Il risultato è sotto gli occhi di tutti. Il congresso si presenta incerto, non tanto nel risultato quanto nella prospettiva, e ricco di manovre dei vecchi democristiani che hanno aderito al Pd e, solo dopo anni, al gruppo socialista europeo, l'unico storicamente riformista oltre al Psi italiano. Renzi, dopo l’esito referendario, pensava che tutto potesse sistemarsi con una sorta di blitzkrieg, una "guerra lampo", nel partito e nel Paese, i democristiani del Pd, tra i quali, Dario Franceschini, lo hanno riportato con i piedi per terra. La sua visione politica post referendaria, oggettivamente si era dimostrata limitata e provinciale favorendo la perdita di un pezzo significativo di rappresentanti della storia del PD, con una scissione che, ancora, è tutta da valutare sul piano elettorale.
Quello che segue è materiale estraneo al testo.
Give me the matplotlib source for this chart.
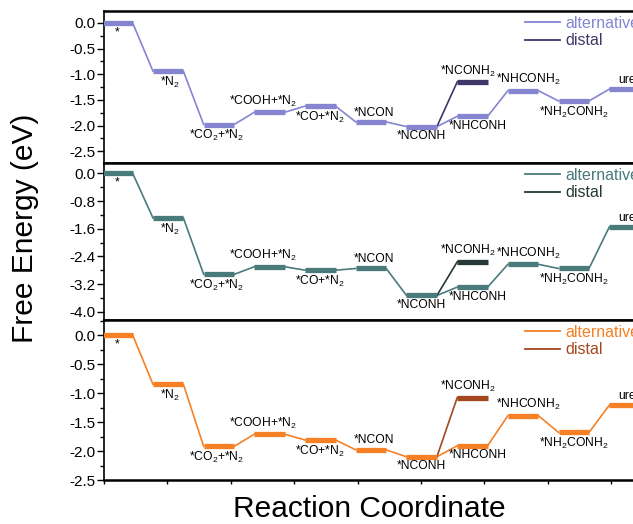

La rivincita minacciata da Renzi nel Paese, dopo un congresso di riconferma a tamburo battente che doveva diventare un pronto ritorno alla urne per la guida del Paese, è stata stoppata dalla prudenza democristiana, molto più protesa in sorta di politica dei due tempi, prima razionalizzare il partito e poi pensare al Governo. Inoltre il governo-fotocopia, quello che doveva sbrigare gli "affari correnti" per conto di Renzi, sembra destinato a terminare la legislatura, a meno che la situazione internazionale non degeneri al punto di un inevitabile ricorso anticipato alle urne anche se ormai di solo qualche mese.
Insomma, come si sostiene in qualche caminetto cattolico, “siamo entrati in una nuova fase democristiana, garantita dal patto Mattarella-Franceschini-Gentiloni. Erano necessari 25 anni per ritrovarsi al punto di partenza?”